» DATASET CONTENT
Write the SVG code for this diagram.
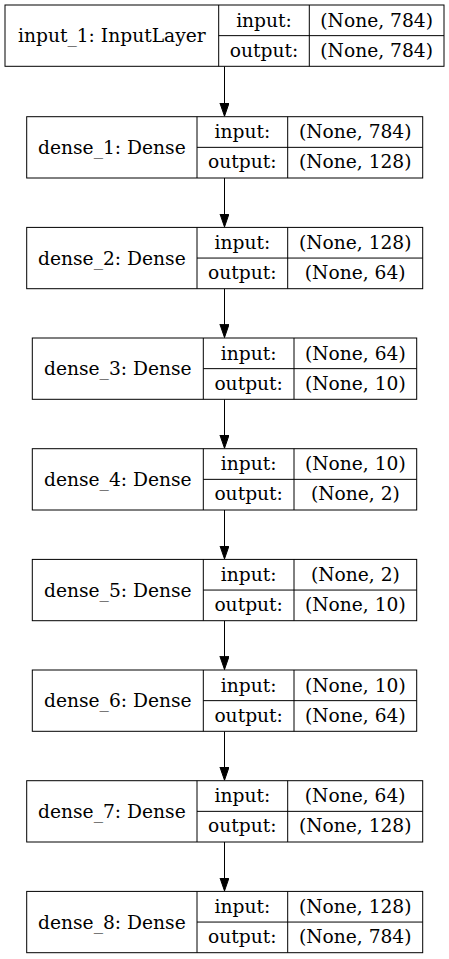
<svg xmlns="http://www.w3.org/2000/svg" width="449" height="959" viewBox="0 0 449 959">
<style>
  .box { fill: #ffffff; stroke: #000000; stroke-width: 1; }
  .ln { stroke: #000000; stroke-width: 1; fill: none; }
  text { font-family: "DejaVu Serif", "Liberation Serif", serif; font-size: 18.67px; fill: #000000; text-anchor: middle; }
</style>
<defs>
  <marker id="arr" markerUnits="userSpaceOnUse" markerWidth="14" markerHeight="10" refX="13.3" refY="4.6" orient="auto">
    <path d="M0,0 L13.3,4.6 L0,9.2 z" fill="#000000" stroke="#000000" stroke-width="1"/>
  </marker>
</defs>
<rect width="449" height="959" fill="#ffffff"/>
<g id="connectors">
  <line class="ln" x1="224.5" y1="66.3" x2="224.5" y2="116.2" marker-end="url(#arr)"/>
  <line class="ln" x1="224.5" y1="178" x2="224.5" y2="226.9" marker-end="url(#arr)"/>
  <line class="ln" x1="224.5" y1="288.7" x2="224.5" y2="337.5" marker-end="url(#arr)"/>
  <line class="ln" x1="224.5" y1="399.3" x2="224.5" y2="448.2" marker-end="url(#arr)"/>
  <line class="ln" x1="224.5" y1="510" x2="224.5" y2="558.9" marker-end="url(#arr)"/>
  <line class="ln" x1="224.5" y1="620.7" x2="224.5" y2="669.5" marker-end="url(#arr)"/>
  <line class="ln" x1="224.5" y1="731.3" x2="224.5" y2="780.2" marker-end="url(#arr)"/>
  <line class="ln" x1="224.5" y1="842" x2="224.5" y2="890.9" marker-end="url(#arr)"/>
</g>
<g id="input_1" transform="translate(0,5)">
  <rect class="box" x="5" y="0" width="439" height="61.3"/>
  <line class="ln" x1="218.7" y1="0" x2="218.7" y2="61.3"/>
  <line class="ln" x1="218.7" y1="30.65" x2="444" y2="30.65"/>
  <line class="ln" x1="309.3" y1="0" x2="309.3" y2="61.3"/>
  <text x="111.85" y="37.3">input_1: InputLayer</text>
  <text x="264" y="21.7">input:</text>
  <text x="264" y="51.8">output:</text>
  <text x="376.65" y="21.7">(None, 784)</text>
  <text x="376.65" y="51.8">(None, 784)</text>
</g>
<g id="dense_1" transform="translate(0,116.7)">
  <rect class="box" x="26.7" y="0" width="396" height="61.3"/>
  <line class="ln" x1="197" y1="0" x2="197" y2="61.3"/>
  <line class="ln" x1="197" y1="30.65" x2="422.7" y2="30.65"/>
  <line class="ln" x1="287.7" y1="0" x2="287.7" y2="61.3"/>
  <text x="111.85" y="37.3">dense_1: Dense</text>
  <text x="242.35" y="21.7">input:</text>
  <text x="242.35" y="51.8">output:</text>
  <text x="355.2" y="21.7">(None, 784)</text>
  <text x="355.2" y="51.8">(None, 128)</text>
</g>
<g id="dense_2" transform="translate(0,227.4)">
  <rect class="box" x="26.7" y="0" width="396" height="61.3"/>
  <line class="ln" x1="197" y1="0" x2="197" y2="61.3"/>
  <line class="ln" x1="197" y1="30.65" x2="422.7" y2="30.65"/>
  <line class="ln" x1="287.7" y1="0" x2="287.7" y2="61.3"/>
  <text x="111.85" y="37.3">dense_2: Dense</text>
  <text x="242.35" y="21.7">input:</text>
  <text x="242.35" y="51.8">output:</text>
  <text x="355.2" y="21.7">(None, 128)</text>
  <text x="355.2" y="51.8">(None, 64)</text>
</g>
<g id="dense_3" transform="translate(0,338)">
  <rect class="box" x="32.3" y="0" width="384.4" height="61.3"/>
  <line class="ln" x1="203.3" y1="0" x2="203.3" y2="61.3"/>
  <line class="ln" x1="203.3" y1="30.65" x2="416.7" y2="30.65"/>
  <line class="ln" x1="294" y1="0" x2="294" y2="61.3"/>
  <text x="117.8" y="37.3">dense_3: Dense</text>
  <text x="248.65" y="21.7">input:</text>
  <text x="248.65" y="51.8">output:</text>
  <text x="355.35" y="21.7">(None, 64)</text>
  <text x="355.35" y="51.8">(None, 10)</text>
</g>
<g id="dense_4" transform="translate(0,448.7)">
  <rect class="box" x="32.3" y="0" width="384.4" height="61.3"/>
  <line class="ln" x1="203.3" y1="0" x2="203.3" y2="61.3"/>
  <line class="ln" x1="203.3" y1="30.65" x2="416.7" y2="30.65"/>
  <line class="ln" x1="294" y1="0" x2="294" y2="61.3"/>
  <text x="117.8" y="37.3">dense_4: Dense</text>
  <text x="248.65" y="21.7">input:</text>
  <text x="248.65" y="51.8">output:</text>
  <text x="355.35" y="21.7">(None, 10)</text>
  <text x="355.35" y="51.8">(None, 2)</text>
</g>
<g id="dense_5" transform="translate(0,559.4)">
  <rect class="box" x="32.3" y="0" width="384.4" height="61.3"/>
  <line class="ln" x1="203.3" y1="0" x2="203.3" y2="61.3"/>
  <line class="ln" x1="203.3" y1="30.65" x2="416.7" y2="30.65"/>
  <line class="ln" x1="294" y1="0" x2="294" y2="61.3"/>
  <text x="117.8" y="37.3">dense_5: Dense</text>
  <text x="248.65" y="21.7">input:</text>
  <text x="248.65" y="51.8">output:</text>
  <text x="355.35" y="21.7">(None, 2)</text>
  <text x="355.35" y="51.8">(None, 10)</text>
</g>
<g id="dense_6" transform="translate(0,670)">
  <rect class="box" x="32.3" y="0" width="384.4" height="61.3"/>
  <line class="ln" x1="203.3" y1="0" x2="203.3" y2="61.3"/>
  <line class="ln" x1="203.3" y1="30.65" x2="416.7" y2="30.65"/>
  <line class="ln" x1="294" y1="0" x2="294" y2="61.3"/>
  <text x="117.8" y="37.3">dense_6: Dense</text>
  <text x="248.65" y="21.7">input:</text>
  <text x="248.65" y="51.8">output:</text>
  <text x="355.35" y="21.7">(None, 10)</text>
  <text x="355.35" y="51.8">(None, 64)</text>
</g>
<g id="dense_7" transform="translate(0,780.7)">
  <rect class="box" x="26.7" y="0" width="396" height="61.3"/>
  <line class="ln" x1="197" y1="0" x2="197" y2="61.3"/>
  <line class="ln" x1="197" y1="30.65" x2="422.7" y2="30.65"/>
  <line class="ln" x1="287.7" y1="0" x2="287.7" y2="61.3"/>
  <text x="111.85" y="37.3">dense_7: Dense</text>
  <text x="242.35" y="21.7">input:</text>
  <text x="242.35" y="51.8">output:</text>
  <text x="355.2" y="21.7">(None, 64)</text>
  <text x="355.2" y="51.8">(None, 128)</text>
</g>
<g id="dense_8" transform="translate(0,891.4)">
  <rect class="box" x="26.7" y="0" width="396" height="61.3"/>
  <line class="ln" x1="197" y1="0" x2="197" y2="61.3"/>
  <line class="ln" x1="197" y1="30.65" x2="422.7" y2="30.65"/>
  <line class="ln" x1="287.7" y1="0" x2="287.7" y2="61.3"/>
  <text x="111.85" y="37.3">dense_8: Dense</text>
  <text x="242.35" y="21.7">input:</text>
  <text x="242.35" y="51.8">output:</text>
  <text x="355.2" y="21.7">(None, 128)</text>
  <text x="355.2" y="51.8">(None, 784)</text>
</g>
</svg>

» EXERCISE DIRECTIONS
Repeat verbatim all the material, but not the pictures.

» TASK OUTPUT
Write the SVG code for this diagram.
<svg xmlns="http://www.w3.org/2000/svg" width="449" height="959" viewBox="0 0 449 959">
<style>
  .box { fill: #ffffff; stroke: #000000; stroke-width: 1; }
  .ln { stroke: #000000; stroke-width: 1; fill: none; }
  text { font-family: "DejaVu Serif", "Liberation Serif", serif; font-size: 18.67px; fill: #000000; text-anchor: middle; }
</style>
<defs>
  <marker id="arr" markerUnits="userSpaceOnUse" markerWidth="14" markerHeight="10" refX="13.3" refY="4.6" orient="auto">
    <path d="M0,0 L13.3,4.6 L0,9.2 z" fill="#000000" stroke="#000000" stroke-width="1"/>
  </marker>
</defs>
<rect width="449" height="959" fill="#ffffff"/>
<g id="connectors">
  <line class="ln" x1="224.5" y1="66.3" x2="224.5" y2="116.2" marker-end="url(#arr)"/>
  <line class="ln" x1="224.5" y1="178" x2="224.5" y2="226.9" marker-end="url(#arr)"/>
  <line class="ln" x1="224.5" y1="288.7" x2="224.5" y2="337.5" marker-end="url(#arr)"/>
  <line class="ln" x1="224.5" y1="399.3" x2="224.5" y2="448.2" marker-end="url(#arr)"/>
  <line class="ln" x1="224.5" y1="510" x2="224.5" y2="558.9" marker-end="url(#arr)"/>
  <line class="ln" x1="224.5" y1="620.7" x2="224.5" y2="669.5" marker-end="url(#arr)"/>
  <line class="ln" x1="224.5" y1="731.3" x2="224.5" y2="780.2" marker-end="url(#arr)"/>
  <line class="ln" x1="224.5" y1="842" x2="224.5" y2="890.9" marker-end="url(#arr)"/>
</g>
<g id="input_1" transform="translate(0,5)">
  <rect class="box" x="5" y="0" width="439" height="61.3"/>
  <line class="ln" x1="218.7" y1="0" x2="218.7" y2="61.3"/>
  <line class="ln" x1="218.7" y1="30.65" x2="444" y2="30.65"/>
  <line class="ln" x1="309.3" y1="0" x2="309.3" y2="61.3"/>
  <text x="111.85" y="37.3">input_1: InputLayer</text>
  <text x="264" y="21.7">input:</text>
  <text x="264" y="51.8">output:</text>
  <text x="376.65" y="21.7">(None, 784)</text>
  <text x="376.65" y="51.8">(None, 784)</text>
</g>
<g id="dense_1" transform="translate(0,116.7)">
  <rect class="box" x="26.7" y="0" width="396" height="61.3"/>
  <line class="ln" x1="197" y1="0" x2="197" y2="61.3"/>
  <line class="ln" x1="197" y1="30.65" x2="422.7" y2="30.65"/>
  <line class="ln" x1="287.7" y1="0" x2="287.7" y2="61.3"/>
  <text x="111.85" y="37.3">dense_1: Dense</text>
  <text x="242.35" y="21.7">input:</text>
  <text x="242.35" y="51.8">output:</text>
  <text x="355.2" y="21.7">(None, 784)</text>
  <text x="355.2" y="51.8">(None, 128)</text>
</g>
<g id="dense_2" transform="translate(0,227.4)">
  <rect class="box" x="26.7" y="0" width="396" height="61.3"/>
  <line class="ln" x1="197" y1="0" x2="197" y2="61.3"/>
  <line class="ln" x1="197" y1="30.65" x2="422.7" y2="30.65"/>
  <line class="ln" x1="287.7" y1="0" x2="287.7" y2="61.3"/>
  <text x="111.85" y="37.3">dense_2: Dense</text>
  <text x="242.35" y="21.7">input:</text>
  <text x="242.35" y="51.8">output:</text>
  <text x="355.2" y="21.7">(None, 128)</text>
  <text x="355.2" y="51.8">(None, 64)</text>
</g>
<g id="dense_3" transform="translate(0,338)">
  <rect class="box" x="32.3" y="0" width="384.4" height="61.3"/>
  <line class="ln" x1="203.3" y1="0" x2="203.3" y2="61.3"/>
  <line class="ln" x1="203.3" y1="30.65" x2="416.7" y2="30.65"/>
  <line class="ln" x1="294" y1="0" x2="294" y2="61.3"/>
  <text x="117.8" y="37.3">dense_3: Dense</text>
  <text x="248.65" y="21.7">input:</text>
  <text x="248.65" y="51.8">output:</text>
  <text x="355.35" y="21.7">(None, 64)</text>
  <text x="355.35" y="51.8">(None, 10)</text>
</g>
<g id="dense_4" transform="translate(0,448.7)">
  <rect class="box" x="32.3" y="0" width="384.4" height="61.3"/>
  <line class="ln" x1="203.3" y1="0" x2="203.3" y2="61.3"/>
  <line class="ln" x1="203.3" y1="30.65" x2="416.7" y2="30.65"/>
  <line class="ln" x1="294" y1="0" x2="294" y2="61.3"/>
  <text x="117.8" y="37.3">dense_4: Dense</text>
  <text x="248.65" y="21.7">input:</text>
  <text x="248.65" y="51.8">output:</text>
  <text x="355.35" y="21.7">(None, 10)</text>
  <text x="355.35" y="51.8">(None, 2)</text>
</g>
<g id="dense_5" transform="translate(0,559.4)">
  <rect class="box" x="32.3" y="0" width="384.4" height="61.3"/>
  <line class="ln" x1="203.3" y1="0" x2="203.3" y2="61.3"/>
  <line class="ln" x1="203.3" y1="30.65" x2="416.7" y2="30.65"/>
  <line class="ln" x1="294" y1="0" x2="294" y2="61.3"/>
  <text x="117.8" y="37.3">dense_5: Dense</text>
  <text x="248.65" y="21.7">input:</text>
  <text x="248.65" y="51.8">output:</text>
  <text x="355.35" y="21.7">(None, 2)</text>
  <text x="355.35" y="51.8">(None, 10)</text>
</g>
<g id="dense_6" transform="translate(0,670)">
  <rect class="box" x="32.3" y="0" width="384.4" height="61.3"/>
  <line class="ln" x1="203.3" y1="0" x2="203.3" y2="61.3"/>
  <line class="ln" x1="203.3" y1="30.65" x2="416.7" y2="30.65"/>
  <line class="ln" x1="294" y1="0" x2="294" y2="61.3"/>
  <text x="117.8" y="37.3">dense_6: Dense</text>
  <text x="248.65" y="21.7">input:</text>
  <text x="248.65" y="51.8">output:</text>
  <text x="355.35" y="21.7">(None, 10)</text>
  <text x="355.35" y="51.8">(None, 64)</text>
</g>
<g id="dense_7" transform="translate(0,780.7)">
  <rect class="box" x="26.7" y="0" width="396" height="61.3"/>
  <line class="ln" x1="197" y1="0" x2="197" y2="61.3"/>
  <line class="ln" x1="197" y1="30.65" x2="422.7" y2="30.65"/>
  <line class="ln" x1="287.7" y1="0" x2="287.7" y2="61.3"/>
  <text x="111.85" y="37.3">dense_7: Dense</text>
  <text x="242.35" y="21.7">input:</text>
  <text x="242.35" y="51.8">output:</text>
  <text x="355.2" y="21.7">(None, 64)</text>
  <text x="355.2" y="51.8">(None, 128)</text>
</g>
<g id="dense_8" transform="translate(0,891.4)">
  <rect class="box" x="26.7" y="0" width="396" height="61.3"/>
  <line class="ln" x1="197" y1="0" x2="197" y2="61.3"/>
  <line class="ln" x1="197" y1="30.65" x2="422.7" y2="30.65"/>
  <line class="ln" x1="287.7" y1="0" x2="287.7" y2="61.3"/>
  <text x="111.85" y="37.3">dense_8: Dense</text>
  <text x="242.35" y="21.7">input:</text>
  <text x="242.35" y="51.8">output:</text>
  <text x="355.2" y="21.7">(None, 128)</text>
  <text x="355.2" y="51.8">(None, 784)</text>
</g>
</svg>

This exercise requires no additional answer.